Et, pour couronner l’édifice, la pauvreté gagne du terrain, l’école fondamentale et l’université sont plombées, les élèves et les étudiants sont soumis à des formations sans adéquation avec la réalité du terrain et les besoins d’emploi, les scandales ont droit de cité partout, particulièrement avec le dernier rapport publié par l’OFNAC et qui indexe une mauvaise gestion de biens publics dans certaines structures étatiques.

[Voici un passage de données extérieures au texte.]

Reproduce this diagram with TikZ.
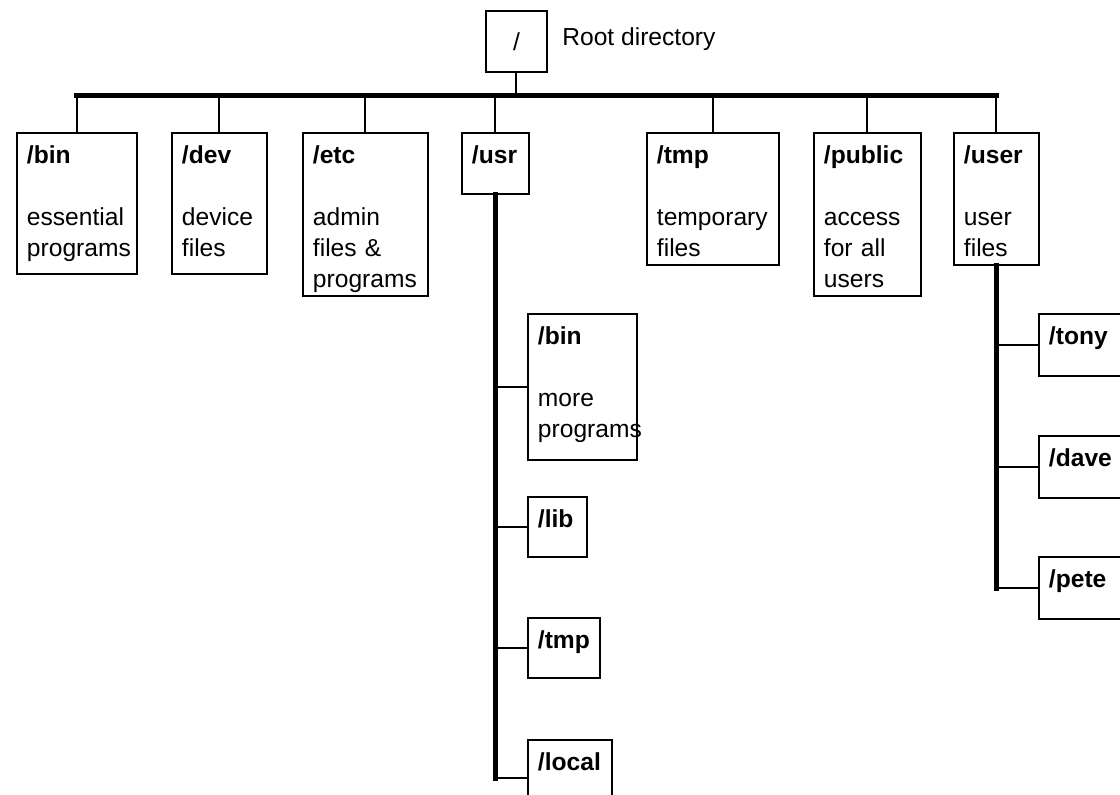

M. le Président de la République, il n’y a pas si longtemps, un pan important de votre état-major actuel était encore dans l’anonymat le plus total, un autre n’était même pas prêt de s’engager à vos côtés et de tenter l’aventure avec vous, car elle fut périlleuse au départ et à ses yeux, vous n’étiez pas le candidat idéal pour le Sénégal. En 2007, lorsque vous étiez en conflit avec l’ex Président de la République, des politiciens qui sont actuellement à vos côtés se sont organisés pour voter des motions et réclamer votre démission de la tête de l’Assemblée Nationale. Un autre encore vous attaquait à tout bout de champ, tant à l’intérieur qu’hors du pays, au point de soulever l’ire de tous les compatriotes qui crurent aux idéaux porteurs d’espoir qu’incarnait un Sénégalais né après les indépendances. Mais il y’avait, il y a et il y aura toujours des citoyens prêts à sacrifier leur vie pour vous rappeler vos engagements vis–à-vis du peuple sénégalais qui vous a élu souverainement, proprement et qui est le seul à qui vous êtes appelé à rendre des comptes non en 2017 comme il l’avait souhaité, mais plutôt en 2019 comme vous l’avez décidé. Nous avons choisi de faire partie de ce lot de citoyens. Advienne que pourra !

Excellence, il urge de rebâtir la province Sénégal unie dans une Afrique de paix et de prospérité.